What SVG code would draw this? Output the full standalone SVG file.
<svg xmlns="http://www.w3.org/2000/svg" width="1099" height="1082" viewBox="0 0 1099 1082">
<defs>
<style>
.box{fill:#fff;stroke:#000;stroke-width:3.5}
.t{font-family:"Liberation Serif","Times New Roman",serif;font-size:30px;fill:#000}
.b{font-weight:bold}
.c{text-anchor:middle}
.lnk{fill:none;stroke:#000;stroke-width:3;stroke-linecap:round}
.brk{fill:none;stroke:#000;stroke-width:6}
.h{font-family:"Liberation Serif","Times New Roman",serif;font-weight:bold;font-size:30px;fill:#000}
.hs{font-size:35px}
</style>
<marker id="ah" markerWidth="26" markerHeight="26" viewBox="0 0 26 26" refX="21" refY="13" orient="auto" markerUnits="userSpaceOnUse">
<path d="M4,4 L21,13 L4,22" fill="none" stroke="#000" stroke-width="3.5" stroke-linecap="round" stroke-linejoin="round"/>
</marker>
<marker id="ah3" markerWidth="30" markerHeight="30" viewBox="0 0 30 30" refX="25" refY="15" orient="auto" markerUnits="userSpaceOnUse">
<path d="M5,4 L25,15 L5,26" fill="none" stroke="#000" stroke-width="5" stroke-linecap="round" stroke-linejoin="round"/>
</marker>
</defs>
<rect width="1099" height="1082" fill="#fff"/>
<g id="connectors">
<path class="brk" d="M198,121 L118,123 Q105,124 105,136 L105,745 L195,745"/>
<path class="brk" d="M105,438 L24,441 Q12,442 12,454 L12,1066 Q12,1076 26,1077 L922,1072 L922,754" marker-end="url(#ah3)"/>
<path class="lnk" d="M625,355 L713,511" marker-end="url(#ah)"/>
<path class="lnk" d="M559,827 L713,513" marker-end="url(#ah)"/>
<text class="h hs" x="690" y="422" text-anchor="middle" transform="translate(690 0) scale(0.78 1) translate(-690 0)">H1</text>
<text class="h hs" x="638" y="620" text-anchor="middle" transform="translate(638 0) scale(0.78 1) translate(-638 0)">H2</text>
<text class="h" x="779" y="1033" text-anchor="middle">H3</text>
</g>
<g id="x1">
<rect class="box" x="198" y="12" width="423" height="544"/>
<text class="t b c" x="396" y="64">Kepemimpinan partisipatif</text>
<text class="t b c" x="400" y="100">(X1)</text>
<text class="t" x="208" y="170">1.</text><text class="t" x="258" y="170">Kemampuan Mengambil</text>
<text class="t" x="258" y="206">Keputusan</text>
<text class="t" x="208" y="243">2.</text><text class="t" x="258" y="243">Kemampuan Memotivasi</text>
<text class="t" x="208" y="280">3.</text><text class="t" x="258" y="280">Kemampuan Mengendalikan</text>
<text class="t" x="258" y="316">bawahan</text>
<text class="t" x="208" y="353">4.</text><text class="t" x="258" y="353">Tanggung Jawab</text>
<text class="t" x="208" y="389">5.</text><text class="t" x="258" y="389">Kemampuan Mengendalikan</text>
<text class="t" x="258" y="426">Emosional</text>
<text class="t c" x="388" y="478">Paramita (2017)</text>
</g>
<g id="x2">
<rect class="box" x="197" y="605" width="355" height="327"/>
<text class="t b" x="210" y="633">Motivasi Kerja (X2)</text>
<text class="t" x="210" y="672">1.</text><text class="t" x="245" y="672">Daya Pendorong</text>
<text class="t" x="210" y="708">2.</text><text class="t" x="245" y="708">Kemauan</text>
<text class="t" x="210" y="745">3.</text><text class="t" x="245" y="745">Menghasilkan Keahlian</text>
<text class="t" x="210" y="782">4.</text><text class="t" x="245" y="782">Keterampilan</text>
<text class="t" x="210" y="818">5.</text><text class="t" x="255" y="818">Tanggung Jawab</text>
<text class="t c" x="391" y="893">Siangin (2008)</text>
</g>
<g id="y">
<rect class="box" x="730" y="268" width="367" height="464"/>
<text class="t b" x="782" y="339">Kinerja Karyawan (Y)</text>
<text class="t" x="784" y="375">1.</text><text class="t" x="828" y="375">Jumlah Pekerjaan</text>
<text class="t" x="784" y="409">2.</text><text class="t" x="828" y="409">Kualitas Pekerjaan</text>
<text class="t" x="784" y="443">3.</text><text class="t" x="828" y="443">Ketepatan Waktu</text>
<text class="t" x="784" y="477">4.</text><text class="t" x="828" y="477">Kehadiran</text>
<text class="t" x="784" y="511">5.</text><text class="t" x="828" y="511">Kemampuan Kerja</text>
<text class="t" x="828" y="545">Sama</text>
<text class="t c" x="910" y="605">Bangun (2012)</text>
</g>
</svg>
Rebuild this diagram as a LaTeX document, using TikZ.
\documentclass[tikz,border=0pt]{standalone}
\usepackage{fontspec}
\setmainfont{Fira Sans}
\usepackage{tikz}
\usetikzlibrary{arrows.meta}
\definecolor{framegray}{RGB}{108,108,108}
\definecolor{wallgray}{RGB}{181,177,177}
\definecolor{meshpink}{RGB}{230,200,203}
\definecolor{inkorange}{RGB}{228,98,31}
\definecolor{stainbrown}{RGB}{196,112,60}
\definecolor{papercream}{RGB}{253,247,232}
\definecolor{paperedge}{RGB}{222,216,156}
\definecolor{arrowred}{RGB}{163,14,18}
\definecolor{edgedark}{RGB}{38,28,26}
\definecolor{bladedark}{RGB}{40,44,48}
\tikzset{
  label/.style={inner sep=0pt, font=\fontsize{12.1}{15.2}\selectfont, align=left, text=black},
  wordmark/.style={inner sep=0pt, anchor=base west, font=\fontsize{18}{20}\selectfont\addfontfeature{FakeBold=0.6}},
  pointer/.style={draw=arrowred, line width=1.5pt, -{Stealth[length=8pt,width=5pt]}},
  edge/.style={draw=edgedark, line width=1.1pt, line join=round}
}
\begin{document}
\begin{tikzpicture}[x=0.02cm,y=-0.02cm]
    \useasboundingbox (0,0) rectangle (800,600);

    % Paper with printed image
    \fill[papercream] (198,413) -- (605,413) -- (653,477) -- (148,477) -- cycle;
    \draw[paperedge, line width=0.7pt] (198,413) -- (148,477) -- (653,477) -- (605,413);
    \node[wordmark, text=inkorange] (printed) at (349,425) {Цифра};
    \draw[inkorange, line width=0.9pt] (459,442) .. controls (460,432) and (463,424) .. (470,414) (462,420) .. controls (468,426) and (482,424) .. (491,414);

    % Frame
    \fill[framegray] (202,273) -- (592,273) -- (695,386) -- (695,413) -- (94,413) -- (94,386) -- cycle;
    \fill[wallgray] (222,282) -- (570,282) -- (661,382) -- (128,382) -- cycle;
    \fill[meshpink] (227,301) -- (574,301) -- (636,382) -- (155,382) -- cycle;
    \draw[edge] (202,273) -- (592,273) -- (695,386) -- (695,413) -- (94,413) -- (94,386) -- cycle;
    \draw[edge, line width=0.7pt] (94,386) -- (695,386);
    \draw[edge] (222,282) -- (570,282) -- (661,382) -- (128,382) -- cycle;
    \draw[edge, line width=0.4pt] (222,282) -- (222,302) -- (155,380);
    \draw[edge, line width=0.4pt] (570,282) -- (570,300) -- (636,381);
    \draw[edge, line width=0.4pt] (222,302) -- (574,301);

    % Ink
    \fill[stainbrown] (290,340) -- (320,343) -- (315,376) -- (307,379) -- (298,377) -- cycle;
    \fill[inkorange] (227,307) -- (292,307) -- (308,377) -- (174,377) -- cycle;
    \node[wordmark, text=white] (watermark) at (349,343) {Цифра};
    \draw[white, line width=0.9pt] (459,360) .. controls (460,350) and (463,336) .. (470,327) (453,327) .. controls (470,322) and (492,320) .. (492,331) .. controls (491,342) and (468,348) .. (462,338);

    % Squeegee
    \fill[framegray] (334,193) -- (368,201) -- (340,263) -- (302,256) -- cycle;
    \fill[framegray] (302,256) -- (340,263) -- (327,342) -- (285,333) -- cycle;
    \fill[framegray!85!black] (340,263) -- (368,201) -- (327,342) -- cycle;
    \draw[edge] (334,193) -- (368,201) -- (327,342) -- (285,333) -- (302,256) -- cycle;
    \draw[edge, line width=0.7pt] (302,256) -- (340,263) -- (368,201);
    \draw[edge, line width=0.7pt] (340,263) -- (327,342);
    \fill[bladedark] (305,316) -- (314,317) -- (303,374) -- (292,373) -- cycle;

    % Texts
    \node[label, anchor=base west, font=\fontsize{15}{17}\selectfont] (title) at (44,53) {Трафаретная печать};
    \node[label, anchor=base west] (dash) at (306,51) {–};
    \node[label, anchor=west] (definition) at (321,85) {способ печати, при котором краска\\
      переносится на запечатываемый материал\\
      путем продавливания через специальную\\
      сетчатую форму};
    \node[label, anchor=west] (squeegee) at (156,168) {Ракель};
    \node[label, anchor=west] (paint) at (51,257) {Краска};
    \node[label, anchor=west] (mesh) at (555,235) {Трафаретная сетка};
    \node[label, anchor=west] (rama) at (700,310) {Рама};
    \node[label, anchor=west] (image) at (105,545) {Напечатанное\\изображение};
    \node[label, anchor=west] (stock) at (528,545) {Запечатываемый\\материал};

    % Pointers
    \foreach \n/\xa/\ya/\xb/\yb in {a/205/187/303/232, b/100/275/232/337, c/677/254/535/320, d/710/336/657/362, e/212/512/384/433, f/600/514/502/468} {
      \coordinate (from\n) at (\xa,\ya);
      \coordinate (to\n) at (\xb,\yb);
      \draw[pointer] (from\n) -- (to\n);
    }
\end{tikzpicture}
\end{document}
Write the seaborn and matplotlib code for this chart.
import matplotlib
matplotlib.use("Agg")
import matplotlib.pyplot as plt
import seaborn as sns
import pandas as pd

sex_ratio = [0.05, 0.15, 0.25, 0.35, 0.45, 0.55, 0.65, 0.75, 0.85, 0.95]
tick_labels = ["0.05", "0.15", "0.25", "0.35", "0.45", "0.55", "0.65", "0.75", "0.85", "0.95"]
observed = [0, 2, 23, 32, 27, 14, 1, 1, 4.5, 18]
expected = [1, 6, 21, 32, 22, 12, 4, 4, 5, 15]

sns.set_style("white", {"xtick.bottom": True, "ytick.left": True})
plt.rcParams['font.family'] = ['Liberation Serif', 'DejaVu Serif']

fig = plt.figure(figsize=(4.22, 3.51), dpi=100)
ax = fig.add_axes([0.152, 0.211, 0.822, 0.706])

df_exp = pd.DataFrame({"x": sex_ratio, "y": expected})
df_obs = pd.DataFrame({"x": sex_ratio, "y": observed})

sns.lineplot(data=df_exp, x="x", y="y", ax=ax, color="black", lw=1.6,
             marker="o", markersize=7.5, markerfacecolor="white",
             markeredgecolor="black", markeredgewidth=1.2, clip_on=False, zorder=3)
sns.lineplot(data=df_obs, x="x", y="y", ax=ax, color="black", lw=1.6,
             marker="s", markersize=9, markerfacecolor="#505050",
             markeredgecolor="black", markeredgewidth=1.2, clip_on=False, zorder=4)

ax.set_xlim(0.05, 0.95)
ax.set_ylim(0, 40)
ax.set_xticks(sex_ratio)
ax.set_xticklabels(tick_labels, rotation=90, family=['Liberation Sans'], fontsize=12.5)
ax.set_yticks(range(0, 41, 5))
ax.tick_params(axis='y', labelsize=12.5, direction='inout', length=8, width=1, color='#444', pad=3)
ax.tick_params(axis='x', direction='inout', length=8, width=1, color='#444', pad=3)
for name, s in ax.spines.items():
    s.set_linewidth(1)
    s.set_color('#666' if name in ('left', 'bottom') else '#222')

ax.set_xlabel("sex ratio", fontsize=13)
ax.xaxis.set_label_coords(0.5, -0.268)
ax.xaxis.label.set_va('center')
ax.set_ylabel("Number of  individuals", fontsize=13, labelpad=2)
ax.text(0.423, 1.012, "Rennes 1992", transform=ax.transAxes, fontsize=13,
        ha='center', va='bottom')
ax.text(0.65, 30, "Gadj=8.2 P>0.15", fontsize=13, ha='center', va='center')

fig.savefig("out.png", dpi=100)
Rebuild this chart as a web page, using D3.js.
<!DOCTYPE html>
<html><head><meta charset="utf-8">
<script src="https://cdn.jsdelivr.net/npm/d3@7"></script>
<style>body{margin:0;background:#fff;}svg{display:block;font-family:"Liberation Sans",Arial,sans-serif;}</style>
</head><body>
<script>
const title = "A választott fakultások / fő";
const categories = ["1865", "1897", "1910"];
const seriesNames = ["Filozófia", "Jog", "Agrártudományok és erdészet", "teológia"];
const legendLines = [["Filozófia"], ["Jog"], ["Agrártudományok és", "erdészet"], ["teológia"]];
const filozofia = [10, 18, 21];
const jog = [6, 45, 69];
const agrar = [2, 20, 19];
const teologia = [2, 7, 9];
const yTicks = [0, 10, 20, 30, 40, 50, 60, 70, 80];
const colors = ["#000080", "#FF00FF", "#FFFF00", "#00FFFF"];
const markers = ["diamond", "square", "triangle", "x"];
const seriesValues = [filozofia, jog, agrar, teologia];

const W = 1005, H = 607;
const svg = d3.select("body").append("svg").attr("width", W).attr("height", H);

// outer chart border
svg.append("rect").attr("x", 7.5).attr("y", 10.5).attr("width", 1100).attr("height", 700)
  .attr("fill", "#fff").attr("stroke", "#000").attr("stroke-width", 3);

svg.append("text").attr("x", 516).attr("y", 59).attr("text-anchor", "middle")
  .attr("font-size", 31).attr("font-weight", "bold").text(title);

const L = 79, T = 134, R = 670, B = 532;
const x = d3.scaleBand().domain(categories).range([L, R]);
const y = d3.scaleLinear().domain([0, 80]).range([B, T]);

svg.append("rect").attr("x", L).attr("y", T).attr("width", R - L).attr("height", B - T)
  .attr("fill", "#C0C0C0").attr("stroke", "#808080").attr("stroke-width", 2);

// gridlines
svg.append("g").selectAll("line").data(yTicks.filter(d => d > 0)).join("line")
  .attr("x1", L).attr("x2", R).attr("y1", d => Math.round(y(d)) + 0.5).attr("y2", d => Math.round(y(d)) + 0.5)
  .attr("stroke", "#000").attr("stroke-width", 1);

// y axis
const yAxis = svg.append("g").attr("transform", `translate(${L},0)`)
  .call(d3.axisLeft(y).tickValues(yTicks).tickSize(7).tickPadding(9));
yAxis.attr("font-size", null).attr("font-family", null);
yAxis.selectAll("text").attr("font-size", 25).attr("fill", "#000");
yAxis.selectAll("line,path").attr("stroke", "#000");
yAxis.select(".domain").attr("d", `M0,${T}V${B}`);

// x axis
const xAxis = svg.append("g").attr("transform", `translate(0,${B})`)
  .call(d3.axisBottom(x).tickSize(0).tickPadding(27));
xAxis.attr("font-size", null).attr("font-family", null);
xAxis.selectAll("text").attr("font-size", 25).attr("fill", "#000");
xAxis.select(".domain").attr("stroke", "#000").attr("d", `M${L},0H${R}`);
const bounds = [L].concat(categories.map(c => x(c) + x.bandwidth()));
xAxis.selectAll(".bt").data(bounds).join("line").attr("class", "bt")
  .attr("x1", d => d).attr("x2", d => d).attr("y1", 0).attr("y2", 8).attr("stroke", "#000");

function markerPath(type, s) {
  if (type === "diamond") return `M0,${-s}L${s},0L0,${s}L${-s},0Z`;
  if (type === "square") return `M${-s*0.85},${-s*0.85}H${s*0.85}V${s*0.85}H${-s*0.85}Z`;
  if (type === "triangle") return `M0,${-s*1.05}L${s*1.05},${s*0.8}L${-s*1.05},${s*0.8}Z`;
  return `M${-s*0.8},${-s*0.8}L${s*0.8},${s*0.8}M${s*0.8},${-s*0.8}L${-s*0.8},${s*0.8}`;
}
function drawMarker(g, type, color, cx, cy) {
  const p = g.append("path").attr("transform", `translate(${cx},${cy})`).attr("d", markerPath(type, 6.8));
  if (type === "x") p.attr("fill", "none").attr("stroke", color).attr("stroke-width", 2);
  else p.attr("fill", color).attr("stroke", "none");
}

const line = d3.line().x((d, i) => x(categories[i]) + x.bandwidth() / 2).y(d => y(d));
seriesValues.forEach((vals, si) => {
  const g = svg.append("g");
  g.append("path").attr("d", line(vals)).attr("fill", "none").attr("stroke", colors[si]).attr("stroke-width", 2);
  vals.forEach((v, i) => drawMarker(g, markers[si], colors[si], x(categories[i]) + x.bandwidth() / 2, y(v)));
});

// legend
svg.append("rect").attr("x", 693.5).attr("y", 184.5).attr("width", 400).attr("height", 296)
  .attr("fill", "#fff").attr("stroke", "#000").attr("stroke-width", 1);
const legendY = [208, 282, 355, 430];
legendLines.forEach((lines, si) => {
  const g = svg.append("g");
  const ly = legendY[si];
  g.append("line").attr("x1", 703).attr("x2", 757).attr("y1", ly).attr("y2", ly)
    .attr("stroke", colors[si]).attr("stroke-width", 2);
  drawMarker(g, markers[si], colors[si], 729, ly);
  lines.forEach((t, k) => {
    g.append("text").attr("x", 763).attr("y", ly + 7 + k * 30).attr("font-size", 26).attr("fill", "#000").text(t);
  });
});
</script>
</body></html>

-=-=-=-=-

_DIRECTION_. Copy all lines from the material that hold "code".

_OUTPUT OF THE TASK_.
What SVG code would draw this? Output the full standalone SVG file.
Write the seaborn and matplotlib code for this chart.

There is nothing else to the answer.